--- BEGIN ---

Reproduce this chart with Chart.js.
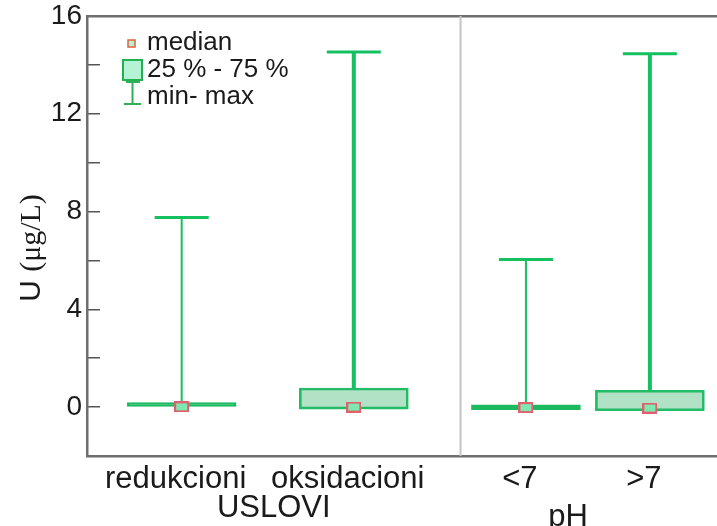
<!DOCTYPE html>
<html>
<head>
<meta charset="utf-8">
<script src="https://cdn.jsdelivr.net/npm/chart.js@4.4.1/dist/chart.umd.min.js"></script>
<style>
    html, body { margin: 0; padding: 0; background: #fff; }
    #wrap { width: 717px; height: 526px; }
</style>
</head>
<body>
<div id="wrap"><canvas id="myChart" width="717" height="526"></canvas></div>
<script>
var categories = ['redukcioni', 'oksidacioni', '<7', '>7'];
var xPos = [1, 2, 3, 3.72];
var minValues = [0.0, -0.08, -0.1, -0.15];
var q1Values = [0.0, -0.08, -0.1, -0.15];
var medianValues = [0.01, 0.0, -0.02, -0.04];
var q3Values = [0.19, 0.78, 0.09, 0.69];
var maxValues = [7.76, 14.53, 6.04, 14.46];
var whiskerWidths = [2, 4, 2, 4];
var yLabelValues = [0, 4, 8, 12, 16];
var groupLabels = ['USLOVI', 'pH'];
var groupPos = [1.535, 3.245];
var separatorPos = 2.62;
var legendLabels = ['median', '25 % - 75 %', 'min- max'];

var green = '#14c060';
var sans = "'Liberation Sans', Arial, sans-serif";
var capHalf = 0.157;

var isCollapsed = (i) => q3Values[i] - q1Values[i] < 0.3;

var makeMedianIcon = (w, h) => {
    let c = document.createElement('canvas');
    c.width = w;
    c.height = h;
    let g = c.getContext('2d');
    g.fillStyle = '#7fe8b0';
    g.fillRect(1, 1, w - 2, h - 2);
    g.strokeStyle = '#e0606e';
    g.lineWidth = 2;
    g.strokeRect(1, 1, w - 2, h - 2);
    return c;
}

var buildWhiskers = () => {
    let sets = [];
    for (let i = 0; i < xPos.length; i++) {
        sets.push({
            type: 'line',
            data: [
                {x: xPos[i], y: minValues[i]}, {x: xPos[i], y: q1Values[i]},
                {x: xPos[i], y: null},
                {x: xPos[i], y: q3Values[i]}, {x: xPos[i], y: maxValues[i]}
            ],
            borderColor: green,
            borderWidth: whiskerWidths[i],
            pointRadius: 0,
            spanGaps: false,
            order: 2
        });
    }
    return sets;
}

var buildCaps = () => {
    let pts = [];
    for (let i = 0; i < xPos.length; i++) {
        pts.push({x: xPos[i] - capHalf, y: maxValues[i]});
        pts.push({x: xPos[i] + capHalf, y: maxValues[i]});
        pts.push({x: xPos[i] + capHalf, y: null});
    }
    return pts;
}

var noPad = (s) => {
    s.paddingTop = 0;
    s.paddingBottom = 0;
    s.paddingLeft = 0;
    s.paddingRight = 0;
}

var extrasPlugin = {
    id: 'extras',
    afterDraw: (chart) => {
        const ctx = chart.ctx;
        const xs = chart.scales.x;
        ctx.save();
        ctx.fillStyle = '#1a1a1a';
        ctx.textBaseline = 'alphabetic';
        ctx.textAlign = 'center';
        // group labels under the categories
        ctx.font = '31px ' + sans;
        ctx.fillText(groupLabels[0], xs.getPixelForValue(groupPos[0]), 517);
        ctx.fillText(groupLabels[1], xs.getPixelForValue(groupPos[1]), 526);

        // y title, mixed fonts
        ctx.save();
        ctx.translate(40, 248);
        ctx.rotate(-Math.PI / 2);
        ctx.textAlign = 'left';
        ctx.font = '30px ' + sans;
        const partA = 'U ';
        const wA = ctx.measureText(partA).width;
        ctx.font = "30px 'Liberation Serif', 'Times New Roman', serif";
        const partB = '(\u03bcg/L)';
        const wB = ctx.measureText(partB).width;
        let start = -(wA + wB) / 2;
        ctx.font = '30px ' + sans;
        ctx.fillText(partA, start, 0);
        ctx.font = "30px 'Liberation Serif', 'Times New Roman', serif";
        ctx.fillText(partB, start + wA, 0);
        ctx.restore();

        // legend
        const rowY = [43, 70, 97];
        ctx.textAlign = 'left';
        ctx.textBaseline = 'middle';
        ctx.font = '26px ' + sans;
        for (let i = 0; i < legendLabels.length; i++) {
            ctx.fillText(legendLabels[i], 147, rowY[i]);
        }
        ctx.lineWidth = 1.5;
        ctx.fillStyle = '#b8f2d6';
        ctx.strokeStyle = '#e0603c';
        ctx.fillRect(128, 40, 7, 7);
        ctx.strokeRect(128, 40, 7, 7);
        ctx.lineWidth = 2;
        ctx.fillStyle = '#b4f4d4';
        ctx.strokeStyle = '#22b050';
        ctx.fillRect(123, 60, 19, 20);
        ctx.strokeRect(123, 60, 19, 20);
        ctx.strokeStyle = '#30b058';
        ctx.beginPath();
        ctx.moveTo(132.5, 82); ctx.lineTo(132.5, 104);
        ctx.moveTo(126, 82); ctx.lineTo(140, 82);
        ctx.moveTo(124, 104); ctx.lineTo(141, 104);
        ctx.stroke();
        ctx.restore();
    }
};

window.onload = () => {
    const ctx = document.getElementById('myChart').getContext('2d');

    const datasets = [{
        type: 'bar',
        data: xPos.map((x, i) => ({x: x, y: [q1Values[i], q3Values[i]]})),
        // collapsed boxes come out as one solid line
        backgroundColor: (c) => isCollapsed(c.dataIndex) ? '#1cba60' : 'rgba(40, 175, 95, 0.36)',
        borderColor: (c) => isCollapsed(c.dataIndex) ? '#1cba60' : '#22bd66',
        borderWidth: 2,
        borderSkipped: false,
        barThickness: 109,
        grouped: false,
        order: 3
    }].concat(buildWhiskers()).concat([{
        type: 'line',
        data: buildCaps(),
        borderColor: green,
        borderWidth: 3,
        pointRadius: 0,
        spanGaps: false,
        order: 2
    }, {
        type: 'scatter',
        data: xPos.map((x, i) => ({x: x, y: medianValues[i]})),
        pointStyle: makeMedianIcon(15, 11),
        order: 0
    }, {
        type: 'line',
        data: [{x: separatorPos, y: -2}, {x: separatorPos, y: 16}],
        borderColor: '#c4c4c4',
        borderWidth: 2,
        pointRadius: 0,
        order: 5
    }]);

    new Chart(ctx, {
        type: 'bar',
        data: { datasets: datasets },
        plugins: [extrasPlugin],
        options: {
            responsive: false,
            animation: false,
            devicePixelRatio: 1,
            layout: { padding: 0, autoPadding: false },
            plugins: {
                legend: { display: false },
                tooltip: { enabled: false }
            },
            scales: {
                x: {
                    type: 'linear',
                    position: 'bottom',
                    min: 0.45,
                    max: 4.11,
                    offset: false,
                    afterBuildTicks: (s) => { s.ticks = xPos.map(v => ({value: v})); },
                    afterFit: (s) => { s.height = 70; noPad(s); },
                    ticks: {
                        autoSkip: false,
                        maxRotation: 0,
                        padding: 5,
                        labelOffset: -6,
                        color: '#1a1a1a',
                        font: { family: sans, size: 31 },
                        callback: (v, i) => categories[i]
                    },
                    grid: { display: false, drawTicks: false },
                    border: { color: '#6e6e6e', width: 2.5 }
                },
                xTop: {
                    type: 'linear',
                    position: 'top',
                    min: 0.45,
                    max: 4.11,
                    afterFit: (s) => { s.height = 16; noPad(s); },
                    ticks: { display: false },
                    grid: { display: false, drawTicks: false },
                    border: { color: '#6e6e6e', width: 2.5 }
                },
                y: {
                    min: -2,
                    max: 16,
                    afterBuildTicks: (s) => {
                        let t = [];
                        for (let v = -2; v <= 16; v += 2) t.push({value: v});
                        s.ticks = t;
                    },
                    afterFit: (s) => { s.width = 87; noPad(s); },
                    ticks: {
                        padding: 18,
                        color: '#1a1a1a',
                        font: { family: sans, size: 28 },
                        callback: (v) => yLabelValues.includes(v) ? String(v) : ''
                    },
                    grid: {
                        drawOnChartArea: false,
                        tickLength: -13,
                        color: '#555',
                        lineWidth: 1.5
                    },
                    border: { color: '#6e6e6e', width: 2.5 }
                }
            }
        }
    });
}
</script>
</body>
</html>
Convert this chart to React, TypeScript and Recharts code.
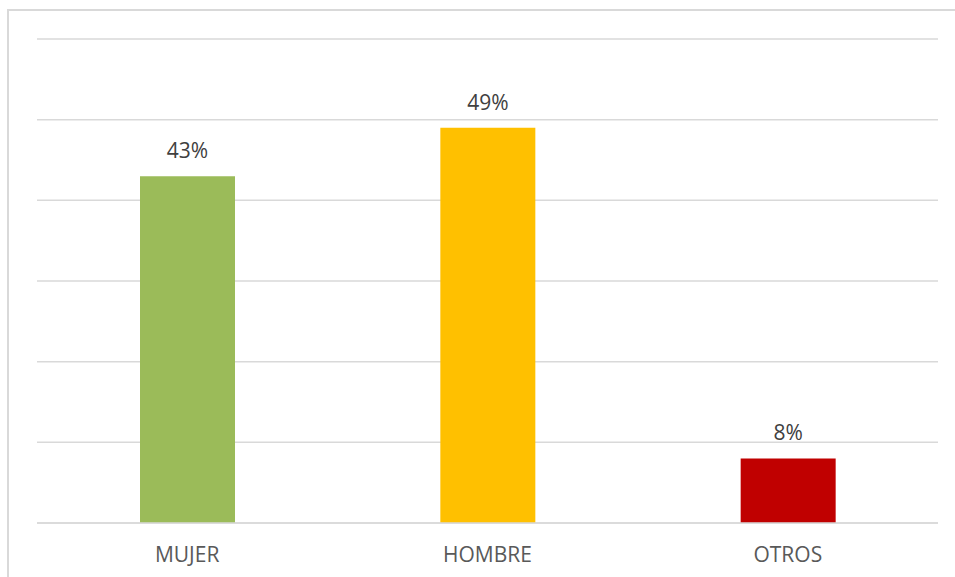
// Distribución por sexo: bar chart with percentage labels above each bar

import { BarChart, Bar, Cell, XAxis, YAxis, CartesianGrid, LabelList } from "recharts";

const categories = ["MUJER", "HOMBRE", "OTROS"];
const shares = [0.43, 0.49, 0.08];
const barColors = ["#9bbb59", "#ffc000", "#c00000"];
const yTicks = [0, 0.1, 0.2, 0.3, 0.4, 0.5, 0.6];

const chartData = categories.map((name, i) => ({ name, value: shares[i] }));

const FONT = "'Open Sans', 'Liberation Sans', sans-serif";

export default function App() {
  return (
    <div style={{ position: "absolute", left: 0, top: 0, width: 955, height: 577, background: "#ffffff", overflow: "hidden" }}>
      {/* outer chart frame, runs off the right and bottom edges */}
      <div
        style={{
          position: "absolute",
          left: 7,
          top: 9,
          width: 970,
          height: 600,
          border: "2px solid #d9d9d9",
          boxSizing: "border-box",
        }}
      />
      <div style={{ position: "absolute", left: 0, top: 0 }}>
        <BarChart
          width={955}
          height={577}
          data={chartData}
          margin={{ top: 39, right: 17, left: 37, bottom: 14 }}
        >
          <CartesianGrid vertical={false} stroke="#d9d9d9" strokeWidth={1.5} />
          <YAxis hide domain={[0, 0.6]} ticks={yTicks} />
          <XAxis
            dataKey="name"
            height={40}
            axisLine={{ stroke: "#d9d9d9", strokeWidth: 1.5 }}
            tickLine={false}
            tickSize={0}
            tickMargin={24}
            tick={{ fill: "#595959", fontSize: 21, fontFamily: FONT }}
          />
          <Bar dataKey="value" barSize={95} isAnimationActive={false}>
            {chartData.map((entry, index) => (
              <Cell key={`cell-${index}`} fill={barColors[index]} />
            ))}
            <LabelList
              dataKey="value"
              position="top"
              offset={18}
              formatter={(v: any) => `${Math.round(Number(v) * 100)}%`}
              style={{ fill: "#404040", fontSize: 21, fontFamily: FONT }}
            />
          </Bar>
        </BarChart>
      </div>
    </div>
  );
}
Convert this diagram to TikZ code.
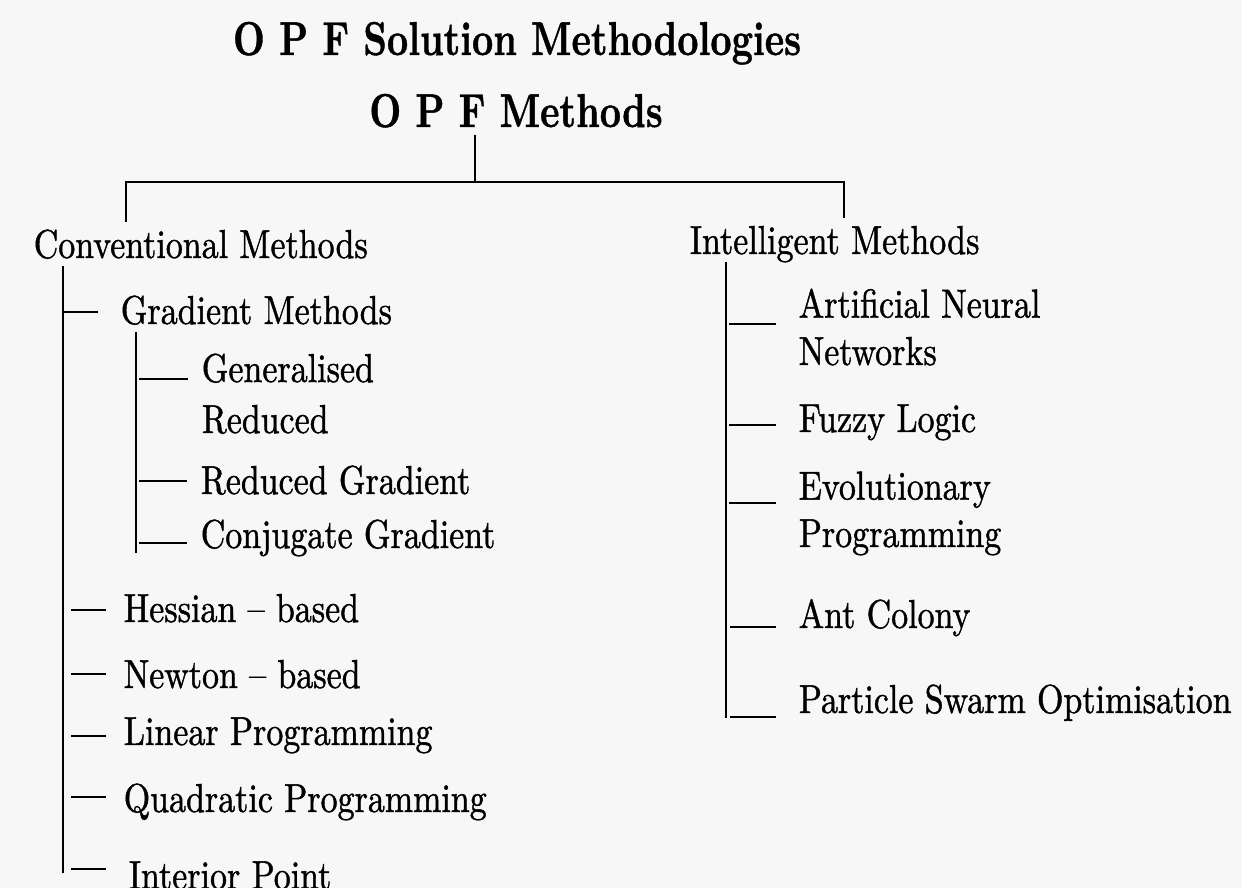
\documentclass[tikz,border=0pt]{standalone}
\usepackage{fontspec}
\setmainfont{lmroman10-regular.otf}[BoldFont=lmroman10-bold.otf]
\usepackage{tikz}

\begin{document}
\begin{tikzpicture}[x=0.02cm,y=-0.02cm,line width=1.1pt]

  \tikzstyle{every node} = [inner sep=0pt, outer ysep=4.5pt, text depth=0pt]
  \tikzstyle{head} = [anchor=base, xscale=0.78,
                      font=\fontsize{27}{32}\selectfont\bfseries\addfontfeature{FakeBold=1}]
  \tikzstyle{item} = [anchor=base west, xscale=0.84, align=left,
                      font=\fontsize{23}{27}\selectfont\addfontfeature{FakeBold=1.2}]

  \useasboundingbox (0,0) rectangle (1242,888);
  \fill[black!3] (0,0) rectangle (1242,888);

  % headings
  \node[head] (title) at (517,55)  {O P F Solution Methodologies};
  \node[head] (opf)   at (516,127) {O P F Methods};

  % left branch
  \node[item] (conv)     at (33,258)  {Conventional Methods};
  \node[item] (grad)     at (120,324) {Gradient Methods};
  \node[item] (genred)   at (201,433) {Generalised\\[2pt]Reduced};
  \node[item] (redgrad)  at (200,494) {Reduced Gradient};
  \node[item] (conjgrad) at (200,548) {Conjugate Gradient};
  \node[item] (hess)     at (123,622) {Hessian -- based};
  \node[item] (newton)   at (123,688) {Newton -- based};
  \node[item] (linprog)  at (123,745) {Linear Programming};
  \node[item] (quadprog) at (123,812) {Quadratic Programming};
  \node[item] (intpoint) at (128,889) {Interior Point};

  % right branch
  \node[item] (intel) at (689,254) {Intelligent Methods};
  \node[item] (ann)   at (798,365) {Artificial Neural\\Networks};
  \node[item] (fuzzy) at (798,432) {Fuzzy Logic};
  \node[item] (evol)  at (798,547) {Evolutionary\\Programming};
  \node[item] (ant)   at (798,628) {Ant Colony};
  \node[item] (pso)   at (798,713) {Particle Swarm Optimisation};

  \coordinate (barL) at (126,182);
  \coordinate (barM) at (475,182);
  \coordinate (barR) at (844,182);
  \coordinate (convE)  at (63,873);
  \coordinate (gradE)  at (136,553);
  \coordinate (intelE) at (726,718);

  % where the twigs leave the trunks
  \coordinate (gradT)     at (63,312);
  \coordinate (genredT)   at (139,379);
  \coordinate (redgradT)  at (139,481);
  \coordinate (conjgradT) at (139,543);
  \coordinate (hessT)     at (71,610);
  \coordinate (newtonT)   at (71,674);
  \coordinate (linprogT)  at (71,736);
  \coordinate (quadprogT) at (71,797);
  \coordinate (intpointT) at (71,869);
  \coordinate (annT)      at (729,324);
  \coordinate (fuzzyT)    at (729,425);
  \coordinate (evolT)     at (729,503);
  \coordinate (antT)      at (730,627);
  \coordinate (psoT)      at (730,717);

  \draw (opf.south -| barM) -- (barM);
  \draw (conv.north -| barL) -- (barL) -- (barR) -- (intel.north -| barR);
  \draw (conv.south -| convE) -- (convE);
  \draw (grad.south -| gradE) -- (gradE);
  \draw (intel.south -| intelE) -- (intelE);

  \path[shorten >=12.5pt] (gradT) edge (gradT -| grad.west)
        (intpointT) edge (intpointT -| intpoint.west)
        (annT)   edge (annT -| ann.west)
        (fuzzyT) edge (fuzzyT -| fuzzy.west)
        (evolT)  edge (evolT -| evol.west)
        (antT)   edge (antT -| ant.west)
        (psoT)   edge (psoT -| pso.west);
  \path[shorten >=9.7pt] (hessT) edge (hessT -| hess.west)
        (newtonT)   edge (newtonT -| newton.west)
        (linprogT)  edge (linprogT -| linprog.west)
        (quadprogT) edge (quadprogT -| quadprog.west);
  \path[shorten >=7.5pt] (genredT) edge (genredT -| genred.west)
        (redgradT)  edge (redgradT -| redgrad.west)
        (conjgradT) edge (conjgradT -| conjgrad.west);
\end{tikzpicture}
\end{document}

--- END ---

Written request
Using the material above, report each line where "Convert" occurs.

Completed exercise
Convert this chart to React, TypeScript and Recharts code.
Convert this diagram to TikZ code.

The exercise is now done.